In Matsuyama we take the gondola up to the castle, where we drink orange juice and beer and look out across the city and to the sea beyond. Tomorrow we will catch the ferry to Hiroshima, and our time in Shikoku will be over. There is more we could have seen. Fabled bathhouses that inspired Studio Ghibli films. More hidden valleys. More sacred temples. Abandoned villages populated only by scarecrows. But our time on this island has given us a sense of a different Japan. Not better or worse, sometimes in stark contrast with the mega-cities and sometimes telling similar stories in very different ways.

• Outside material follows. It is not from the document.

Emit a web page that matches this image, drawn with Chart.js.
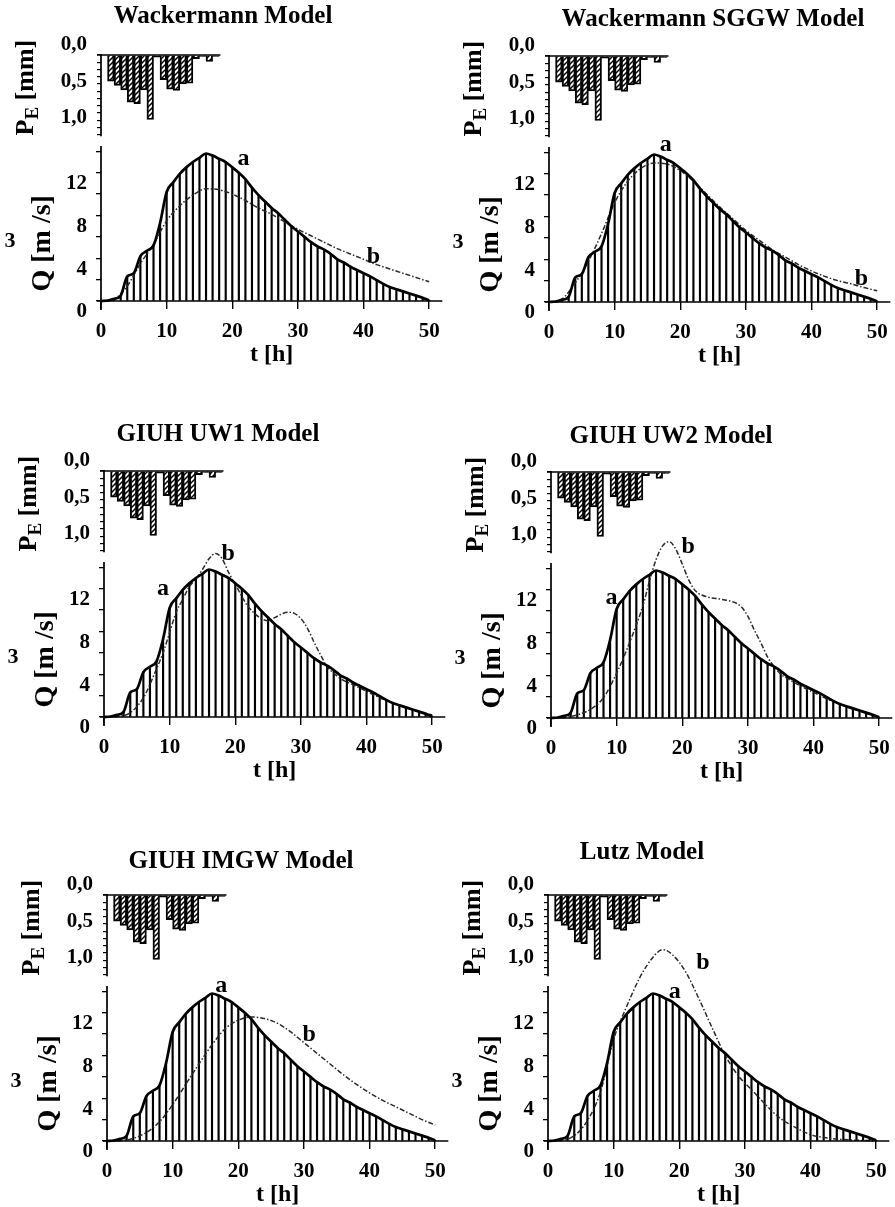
<!DOCTYPE html>
<html lang="en"><head><meta charset="utf-8">
<title>Hydrographs – observed (a) and modelled (b)</title>
<script src="https://cdn.jsdelivr.net/npm/chart.js@4.4.1/dist/chart.umd.min.js"></script>
<style>
html,body{margin:0;padding:0;background:#fff}
body{width:895px;height:1207px;position:relative;overflow:hidden}
canvas{position:absolute}
</style></head><body>
<script>
// ---------------- data ----------------
const hours = [0,1,2,3,4,5,6,7,8,9,10,11,12,13,14,15,16,17,18,19,20,21,22,23,24,25,26,27,28,29,30,31,32,33,34,35,36,37,38,39,40,41,42,43,44,45,46,47,48,49,50];
const observedQ = [0,0.05,0.2,0.5,2.3,2.6,4.2,4.7,5.2,7.3,10.2,11.1,11.9,12.5,13.0,13.4,13.8,13.6,13.3,13.0,12.5,12.0,11.4,10.6,9.9,9.3,8.7,8.2,7.6,7.0,6.5,6.0,5.5,5.1,4.8,4.4,3.9,3.6,3.2,2.9,2.6,2.3,1.95,1.6,1.3,1.1,0.9,0.7,0.5,0.3,0.05];

const rainHour = [1,2,3,4,5,6,7,8,9,10,11,12,13,14,15,16,17];
const rainPE   = [0.36,0.42,0.48,0.65,0.67,0.48,0.89,0.03,0.34,0.47,0.49,0.40,0.39,0.05,0.02,0.09,0.02];

const wackT = [0,2,4,6,8,10,12,14,16,18,20,22,24,26,28,30,32,34,36,38,40,42,44,46,48,50];
const wackQ = [0,0.2,1.4,3.5,5.3,7.5,8.9,9.9,10.5,10.4,10.0,9.4,8.7,8.1,7.4,6.7,6.1,5.5,4.9,4.4,3.9,3.4,3.0,2.6,2.2,1.8];

const sggwT = [0,2,4,6,8,10,12,14,16,18,20,22,24,26,28,30,32,34,36,38,40,42,44,46,48,50];
const sggwQ = [0,0.3,1.8,3.8,6.4,9.3,11.3,12.5,13.0,12.9,12.3,11.3,10.1,8.9,7.8,6.7,5.8,4.9,4.2,3.5,2.9,2.4,2.0,1.7,1.35,1.05];

const uw1T = [0,2,4,6,8,9,10,11,12,13,14,15,16,17,18,19,20,22,24,25,26,28,29,30,31,32,33,34,35,36,38,40,42,44,46,48,50];
const uw1Q = [0,0.05,0.4,1.8,4.5,6.0,7.9,9.8,11.0,12.2,12.9,13.8,14.8,15.3,14.8,13.5,12.4,10.3,9.2,9.0,9.3,9.8,9.7,9.2,8.3,7.0,5.8,4.7,4.1,3.6,3.0,2.4,1.8,1.3,0.9,0.5,0.2];

const uw2T = [0,2,4,6,8,10,12,14,15,16,17,18,19,20,21,22,24,26,28,29,30,31,32,33,34,35,36,38,40,42,44,46,48,50];
const uw2Q = [0,0.05,0.3,0.8,1.9,4.2,7.1,10.5,12.8,14.8,16.1,16.5,15.8,14.4,12.9,11.9,11.3,11.1,10.8,10.4,9.5,8.2,7.0,5.7,4.8,4.1,3.7,3.0,2.4,1.8,1.3,0.85,0.45,0.15];

const imgwT = [0,2,4,6,8,10,12,14,16,18,20,22,24,26,28,30,32,34,36,38,40,42,44,46,48,50];
const imgwQ = [0,0.03,0.25,0.8,1.8,3.4,5.3,7.2,9.0,10.5,11.3,11.6,11.45,11.0,10.2,9.2,8.2,7.2,6.2,5.3,4.5,3.8,3.2,2.6,2.0,1.5];

const lutzT = [0,2,4,6,8,10,12,14,16,17.5,19,21,23,25,27,29,31,33,35,37,40,43,46,50];
const lutzQ = [0,0.05,0.5,1.9,4.6,9.5,12.6,15.3,17.2,17.9,17.4,15.8,13.3,10.6,8.0,6.1,4.8,3.5,2.3,1.5,0.6,0.25,0.1,0.02];

const xTickValues = [0,10,20,30,40,50];
const qTickValues = [0,2,4,6,8,10,12,14];
const qLabelValues = [0,4,8,12];
const rainTickValues = [0,0.1,0.2,0.3,0.4,0.5,0.6,0.7,0.8,0.9,1.0,1.1];
const rainLabelValues = [0,0.5,1.0];
const panelTitles = ['Wackermann Model','Wackermann SGGW Model','GIUH UW1 Model','GIUH UW2 Model','GIUH IMGW Model','Lutz Model'];

// ---------------- layout / style ----------------
const FONT = "'Liberation Serif','Times New Roman',serif";
const RAIN_AXIS_END = 1.12;
const panels = [
  {title:panelTitles[0], modelT:wackT, modelQ:wackQ, left:0,   top:0,   titleAt:[223,17],  aAt:[21.7,13.3], bAt:[41.5,4.1]},
  {title:panelTitles[1], modelT:sggwT, modelQ:sggwQ, left:448, top:1,   titleAt:[265,19],  aAt:[17.8,14.7], bAt:[47.6,2.2]},
  {title:panelTitles[2], modelT:uw1T,  modelQ:uw1Q,  left:3,   top:416, titleAt:[215,19],  aAt:[9.0,12.0],  bAt:[18.9,15.3]},
  {title:panelTitles[3], modelT:uw2T,  modelQ:uw2Q,  left:450, top:417, titleAt:[221,20],  aAt:[9.2,11.2],  bAt:[20.9,16.0]},
  {title:panelTitles[4], modelT:imgwT, modelQ:imgwQ, left:6,   top:840, titleAt:[235,22],  aAt:[17.4,14.5], bAt:[30.8,9.9]},
  {title:panelTitles[5], modelT:lutzT, modelQ:lutzQ, left:447, top:840, titleAt:[195,13],  aAt:[19.3,14.0], bAt:[23.6,16.7]}
];

function makeHatch() {
  const pc = document.createElement('canvas');
  pc.width = 5; pc.height = 5;
  const g = pc.getContext('2d');
  g.strokeStyle = '#000'; g.lineWidth = 1.5;
  g.beginPath();
  g.moveTo(0,5); g.lineTo(5,0);
  g.moveTo(-1,1); g.lineTo(1,-1);
  g.moveTo(4,6); g.lineTo(6,4);
  g.stroke();
  return g.createPattern(pc, 'repeat');
}

function drawRotated(ctx, parts, cx, cy) {
  ctx.save();
  ctx.translate(cx, cy);
  ctx.rotate(-Math.PI/2);
  ctx.textAlign = 'left'; ctx.textBaseline = 'alphabetic';
  let total = 0;
  parts.forEach(p => { ctx.font = `bold ${p.size}px ${FONT}`; p.w = ctx.measureText(p.text).width; total += p.w; });
  let u = -total/2;
  parts.forEach(p => { ctx.font = `bold ${p.size}px ${FONT}`; ctx.fillText(p.text, u, p.dy); u += p.w; });
  ctx.restore();
}

const decor = {
  id: 'decor',
  afterDraw(chart, args, opts) {
    const p = opts.panel;
    const {ctx, chartArea} = chart;
    const x = chart.scales.x, q = chart.scales.yQ, r = chart.scales.yR;
    const x0 = x.getPixelForValue(0), q0 = q.getPixelForValue(0), r0 = r.getPixelForValue(0);
    ctx.save();
    ctx.strokeStyle = '#000'; ctx.lineWidth = 1.7;
    ctx.beginPath();
    ctx.moveTo(x0 - 4, q0); ctx.lineTo(chartArea.right, q0);              // t axis
    ctx.moveTo(x0, q.top); ctx.lineTo(x0, q0 + 9);                        // Q axis
    ctx.moveTo(x0, r0 - 1); ctx.lineTo(x0, r.getPixelForValue(RAIN_AXIS_END)); // P axis
    ctx.moveTo(x0 - 4, r0); ctx.lineTo(x.getPixelForValue(rainHour[rainHour.length-1] + 1.2), r0);
    ctx.stroke();

    ctx.fillStyle = '#000';
    ctx.textAlign = 'center'; ctx.textBaseline = 'middle';
    ctx.font = `bold 25px ${FONT}`;
    ctx.fillText(p.title, p.titleAt[0], p.titleAt[1]);

    ctx.font = `bold 24px ${FONT}`;
    ctx.fillText('a', x.getPixelForValue(p.aAt[0]), q.getPixelForValue(p.aAt[1]));
    ctx.fillText('b', x.getPixelForValue(p.bAt[0]), q.getPixelForValue(p.bAt[1]));

    // Q [m3/s]
    drawRotated(ctx, [{text:'Q [m /s]', size:28, dy:9}], x0 - 60, q.getPixelForValue(5.4));
    ctx.font = `bold 22px ${FONT}`;
    ctx.fillText('3', x0 - 91, q0 - 60);
    // P_E [mm]
    drawRotated(ctx, [{text:'P', size:26, dy:7}, {text:'E', size:19, dy:12}, {text:' [mm]', size:26, dy:7}], x0 - 75, r.getPixelForValue(0.45));
    ctx.restore();
  }
};

const tickFont = {family: FONT, size: 21, weight: 'bold', lineHeight: 1};
const hatchFill = makeHatch();

panels.forEach(p => {
  const c = document.createElement('canvas');
  c.width = 452; c.height = 375;
  c.style.left = p.left + 'px'; c.style.top = p.top + 'px';
  c.style.width = '452px'; c.style.height = '375px';
  document.body.appendChild(c);

  new Chart(c, {
    type: 'line',
    data: {
      datasets: [
        {type:'line', label:'a', data: hours.map((t,k)=>({x:t, y:observedQ[k]})), xAxisID:'x', yAxisID:'yQ',
          borderColor:'#000', borderWidth:2.7, pointRadius:0, cubicInterpolationMode:'monotone', fill:false, order:0, clip:false},
        {type:'line', label:'b', data: p.modelT.map((t,k)=>({x:t, y:p.modelQ[k]})), xAxisID:'x', yAxisID:'yQ',
          borderColor:'#2a2a2a', borderWidth:1.5, borderDash:[5,2,1.5,2], pointRadius:0, cubicInterpolationMode:'monotone', fill:false, order:1, clip:false},
        {type:'bar', label:'Q hatch', data: hours.map((t,k)=>({x:t, y:observedQ[k]})), xAxisID:'x', yAxisID:'yQ',
          backgroundColor:'#000', borderWidth:0, barThickness:1.5, grouped:false, order:2},
        {type:'bar', label:'PE', data: rainHour.map((h,k)=>({x:h + 0.5, y:rainPE[k]})), xAxisID:'x', yAxisID:'yR',
          backgroundColor:hatchFill, borderColor:'#000', borderWidth:1.3, barThickness:6.6, grouped:false, order:3}
      ]
    },
    options: {
      responsive:false, animation:false, devicePixelRatio:1,
      layout:{padding:{left:0, top:55, right:8, bottom:4}},
      plugins:{legend:{display:false}, tooltip:{enabled:false}, title:{display:false}, decor:{panel:p}},
      scales:{
        x:{type:'linear', position:'bottom', min:0, max:52, offset:false,
          afterBuildTicks: s => { s.ticks = xTickValues.map(v => ({value:v})); },
          afterFit: s => { s.height = 70; },
          grid:{offset:false, drawOnChartArea:false, color:'#000', lineWidth:1.4, tickLength:8},
          border:{display:false},
          ticks:{color:'#000', font:tickFont, padding:12, maxRotation:0, autoSkip:false},
          title:{display:true, text:'t [h]', color:'#000', font:{family:FONT, size:24, weight:'bold', lineHeight:1}, padding:{top:0, bottom:4}}
        },
        yQ:{type:'linear', position:'left', stack:'v', stackWeight:155, weight:1, min:0, max:14.5,
          afterBuildTicks: s => { s.ticks = qTickValues.map(v => ({value:v})); },
          afterFit: s => { s.width = 101; },
          grid:{drawOnChartArea:false, color:'#000', lineWidth:1.3, tickLength:5},
          border:{display:false},
          ticks:{color:'#000', font:tickFont, padding:9, labelOffset:11, autoSkip:false,
            callback: v => qLabelValues.includes(v) ? String(v) : ''}
        },
        yR:{type:'linear', position:'left', stack:'v', stackWeight:91, weight:2, reverse:true, min:0, max:1.255,
          afterBuildTicks: s => { s.ticks = rainTickValues.map(v => ({value:v})); },
          afterFit: s => { s.width = 101; },
          grid:{drawOnChartArea:false, color:'#000', lineWidth:1.2, tickLength:4},
          border:{display:false},
          ticks:{color:'#000', font:tickFont, padding:10, labelOffset:-10, autoSkip:false,
            callback: v => rainLabelValues.some(l => Math.abs(l - v) < 1e-6) ? v.toFixed(1).replace('.', ',') : ''}
        }
      }
    },
    plugins:[decor]
  });
});
</script>
</body></html>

Below the castle, a pub hums with scores of student conversations, and we find a corner where we can grab a bite to eat and let the journeys of the last week sink in at little. Where does the imagination go next, once the place you have dreamed about has been felt underfoot and seen with your own eyes? It brings questions to the fore, ones which would apply as much to Brandenburg, North Wales or even Nepal’s hill villages. How do we want to live? How do we maintain connection to the past in our modern world? What happens when everyone leaves? When we arrived it all seemed so foreign, fantastical and strange. But we realise now that these are stories we have heard before. Perhaps it is only the costumes and the stage sets that are different.